Not that anybody cares, but two years ago, I had my first CT scan ever. It was an emergency abdominal / pelvic CT done at West Allis Memorial Hospital because the doc (not my regular doc) felt that I may have had appendicitis. I was given oral contrast medium and water to ingest prior to the scan. The oral contrast medium wasn’t Barium Sulfate – I knew that. It was about the consistency of hot pancake syrup, freakish yellow-brown, smelled like sawdust and the inside of an empty kitchen drawer, and tastes a touch like citrus and very bitter. I was nervous and not feeling well so I had trouble getting it all down. I noticed that I felt very full and bloated after drinking it. I asked what it was but the only answer I got was “contrast medium.”

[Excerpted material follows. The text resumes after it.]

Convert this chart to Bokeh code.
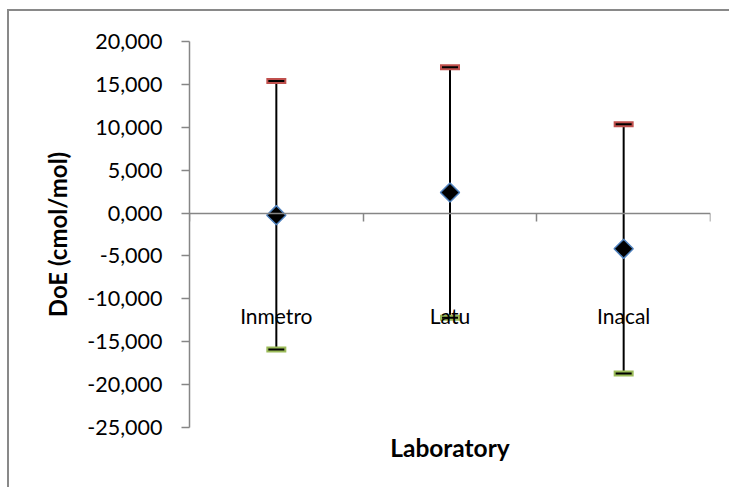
from bokeh.plotting import figure
from bokeh.models import Range1d, FixedTicker, CustomJSTickFormatter, LinearAxis
from bokeh.embed import file_html
from bokeh.resources import INLINE
import numpy as np

# ---- data ----
labs = ["Inmetro", "Latu", "Inacal"]
doe = [-0.25, 2.4, -4.17]
upper = [15.4, 17.0, 10.35]
lower = [-15.9, -12.2, -18.7]
yticks = [-25, -20, -15, -10, -5, 0, 5, 10, 15, 20]

# category slots: each laboratory sits in the middle of its slot
xpos = [i + 0.5 for i in range(len(labs))]
bounds = list(range(len(labs) + 1))

GRAY = "#868686"
FONT = "Lato"

p = figure(width=722, height=478,
           x_range=Range1d(0, len(labs)),
           y_range=Range1d(-25, 20),
           output_backend="svg", toolbar_location=None,
           x_axis_location="below", y_axis_location="left",
           min_border_left=180, min_border_right=21,
           min_border_top=30, min_border_bottom=62)
p.outline_line_color = None
p.grid.visible = False
p.background_fill_color = "white"
p.border_fill_color = "white"
p.styles = {"margin-left": "7px", "margin-top": "9px",
            "border-left": "2px solid #898989", "border-top": "2px solid #898989"}

# y axis
ya = p.yaxis[0]
ya.ticker = FixedTicker(ticks=yticks)
ya.formatter = CustomJSTickFormatter(code="return tick.toFixed(3).replace('.', ',');")
ya.axis_line_color = GRAY
ya.axis_line_width = 1.5
ya.major_tick_line_color = GRAY
ya.major_tick_line_width = 1.5
ya.major_tick_out = 8
ya.major_tick_in = 0
ya.minor_tick_line_color = None
ya.major_label_standoff = 19
ya.major_label_text_font = FONT
ya.major_label_text_font_size = "21.5px"
ya.major_label_text_color = "black"
ya.axis_label = "DoE (cmol/mol)"
ya.axis_label_text_font = FONT
ya.axis_label_text_font_style = "bold"
ya.axis_label_text_font_size = "24px"
ya.axis_label_text_color = "black"
ya.axis_label_standoff = 12

# x axis crossing at zero: labels at slot centres, tick marks between slots
xa = p.xaxis[0]
xa.ticker = FixedTicker(ticks=xpos, minor_ticks=bounds)
xa.major_label_overrides = {x: l for x, l in zip(xpos, labs)}
xa.fixed_location = 0
xa.axis_line_color = GRAY
xa.axis_line_width = 1.5
xa.major_tick_line_color = None
xa.major_tick_out = 0
xa.major_tick_in = 0
xa.minor_tick_line_color = GRAY
xa.minor_tick_line_width = 1.5
xa.minor_tick_out = 8
xa.minor_tick_in = 0
xa.major_label_standoff = 82
xa.major_label_text_font = FONT
xa.major_label_text_font_size = "21px"
xa.major_label_text_color = "black"

# axis title below the plot area
xt = LinearAxis(ticker=FixedTicker(ticks=[]), axis_line_color=None,
                major_tick_line_color=None, minor_tick_line_color=None,
                major_tick_out=0, major_tick_in=0, minor_tick_out=0,
                major_label_standoff=0,
                axis_label="Laboratory", axis_label_standoff=5,
                axis_label_text_font=FONT, axis_label_text_font_style="bold",
                axis_label_text_font_size="24.5px", axis_label_text_color="black")
p.add_layout(xt, "below")

# error bars
p.segment(x0=xpos, y0=lower, x1=xpos, y1=upper, line_color="black", line_width=2)
p.scatter(x=xpos, y=upper, marker="dash", size=20, line_color="#C0504D", line_width=6)
p.scatter(x=xpos, y=lower, marker="dash", size=20, line_color="#9BBB59", line_width=6)
p.scatter(x=xpos, y=upper, marker="dash", size=16, line_color="black", line_width=2)
p.scatter(x=xpos, y=lower, marker="dash", size=16, line_color="black", line_width=2)

# DoE points
p.scatter(x=xpos, y=doe, marker="square", angle=np.pi / 4, size=13.5,
          fill_color="black", line_color="#4F81BD", line_width=1.5)

open("out.html", "w").write(file_html(p, INLINE))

So I finally got around to looking up online the procedures for performing an abdominal and pelvic CT as diagnostic for appendicitis in a radiography technician’s training course. It turns out that the foul-smelling yellow crap was a solution of Diatrizoic acid, an iodine-containing orally and rectally administered radiocontrast dye used when barium sulfate is contraindicated due to a risk of leakage. In my case, since they were checking for appendicitis, there was a risk that I may have had a ruptured appendix and barium sulfate may have leaked into my abdominal cavity.
In the end, all I had was a minor bowel irritation that cleared up on its own without further medical intervention. But now I know what Diatrizoic acid tastes like.